Joel Berkovic, 92, was born in Dubové, Czechoslovakia (now the Slovak Republic) on May 25, 1925. While both of his parents had passed away before the Second World War, much of his extended family perished in the Holocaust.
Berkovic himself survived Auschwitz and was liberated from Dachau while his sister survived Auschwitz. Both of his brothers fought the Nazis: one as a soldier in the Soviet army, the other as a partisan.
“We had the will to live, we knew we couldn’t lose. We had no other choice,” Berkovic told the Ottawa Jewish Bulletin about the determination he and other Holocaust survivors displayed during the darkest time in modern Jewish history.
“When the U.S. army liberated us, we believed that everything would be OK from then on. Of course, it wasn’t. The war never really ended for many of us. And back then, there was no one we could ask help from.”
After the war Berkovic attempted to follow his brothers to British Mandate Palestine.
“We never forgot that we belong in Israel,” he said.
However, the ship carrying Berkovic and other Jewish refugees who had survived the Holocaust was intercepted by the British and he was confined in Cyprus until after United Nations voted to partition Palestine into Jewish and Arab states 70 years ago on November 29, 1947.
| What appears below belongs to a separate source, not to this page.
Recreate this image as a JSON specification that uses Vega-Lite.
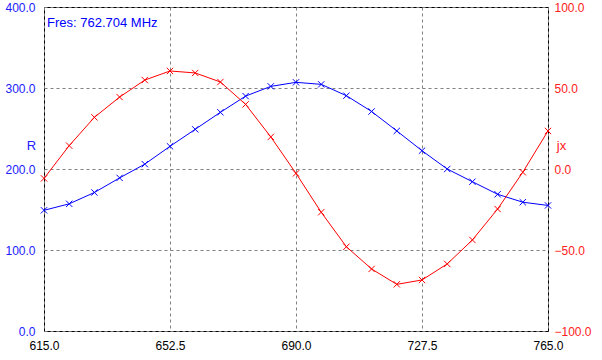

In Israel, Berkovic joined Kibbutz Afikim and fought in the 1948 War of Independence. During the war, his right shoulder was wounded by shrapnel.
“We hoped for a miracle, but miracles are not easy, so we just tried our best, and we’re still here,” he said of the fight to establish the Jewish state.
“In the end, we won. Not because someone gave us Israel, but because we fought for it, because we believed that we deserve this. That’s the main thing: we’re here to stay – and no one could believe that at the time.”
Berkovic was an agricultural worker on the kibbutz after the war. It was a hard life, he said, “but we had each other. We shared whatever we had: food, clothes – everything.”
Berkovic’s sister had made her way to Montreal after the war and he joined her there in 1957 where he married and worked in the textile industry. He eventually moved to Ottawa after his wife passed away and is now a resident of Hillel Lodge.
“I’m not special,” he said modestly, “not a hero. I did what everybody else, all the chaverim did.”
But Joel Berkovic’s story is the story of the Jewish people in the past century: a story of pride, bravery and hope.